Duty to keep records
The Bill will oblige estate agents to make records, and to keep records, including records of offer letters, for a period of six years. Additional powers will be conferred on the OFT and Trading Standards to require access to premises and to demand on-site production of records, including transactional records, where there are reasonable grounds to suspect that an agent has not complied with the Act. This aspect of the Bill should not be too controversial – the latest version of the OEA Code of Practice already requires clients to be sent a copy of letters confirming their offers and to keep a written or computerised record of all offers received (including the date and time of such offers) and the client’s response.
The Bill is notable also for its omissions. It does not, for example, impose any threshold requirement to acting as an estate agent; it does not introduce a licensing requirement; it does not make membership of a professional body compulsory and it does not impose a minimum professional standard for estate agents. Even so, the Bill will inevitably have costs implications – the redress schemes will need to be funded – and estate agents will need to focus on their practices regarding
record generation and retention.
The Bill’s provisions relating to estate agents are likely to become law in April 2008.
The Tenancy Deposit Scheme
The Tenancy Deposit Scheme came into force on 6 April 2007. The new regime affects all landlords and letting agents who take a deposit/bond from tenants. Landlords must ensure that they comply with the new legislation, as any breach will constitute a criminal offence which may carry severe penalties.
The Scheme has arisen as a result of the Housing Act 2004, which required the Government to put in place arrangements for safeguarding tenancy deposits. The rules apply to all new assured shorthold tenancies created after 6 April in England and Wales. They do not apply to tenancies created before that date. Under the new regime, when a landlord or letting agent takes a deposit from a tenant, the deposit must be protected in a tenancy deposit scheme which has been
approved by the Government. There are two types of tenancy deposit protection scheme available for landlords and letting agents: insurance based schemes and a custodial scheme.
Under insurance based schemes, landlords and letting agents retain the deposit/bond they obtain from their tenants, but need to take out Government-approved
insurance policies in the tenant’s favour, to insure against the risk of the landlord failing to repay the tenant any money owed. The Government has awarded contracts to two companies to run insurance based schemes: Tenancy Deposit Solutions Ltd and The Tenancy Deposit Scheme. The alternative is to pay deposits/ bonds received from tenants into a Government-approved custodial scheme. At present there is only one custodial deposit protection scheme, run by the Deposit Protection Service. The deposit is held by the service provider until it is time for it to be repaid at the end of the tenancy. This service is funded from the interest earned from deposits held. All schemes provide a free dispute resolution service. Landlords are obliged to provide the tenant with details of which scheme applies to the deposit/bond within 14 days of receiving it.
If landlords fail to do this, they will be unable to regain possession of the property using notice-only grounds under section 21 of the Housing Act 1988. In
addition, tenants can apply to the court asking for the prescribed information.
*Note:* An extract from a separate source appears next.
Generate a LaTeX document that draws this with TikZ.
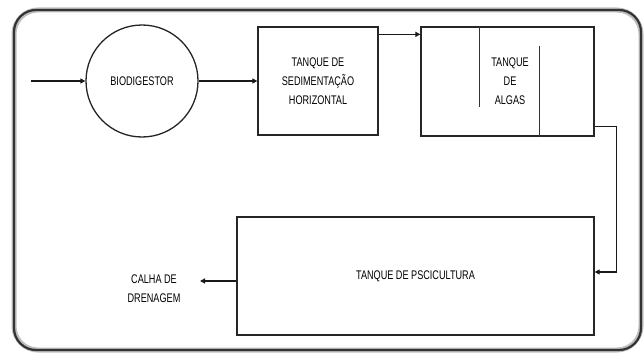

If landlords then fail to comply with the request, the court can make certain orders
in the tenant’s favour; either that the landlord pays the deposit into a scheme or that the landlord repays the deposit to the tenant. The court will also have to order that the landlord pays the tenant a sum of money equal to three times the amount of the deposit. This will be a considerable sum which will probably eliminate any profit made from the tenancy. It is therefore essential that landlords and letting agents comply with the new Scheme, to prevent the loss of their rights and the imposition of a severe fine.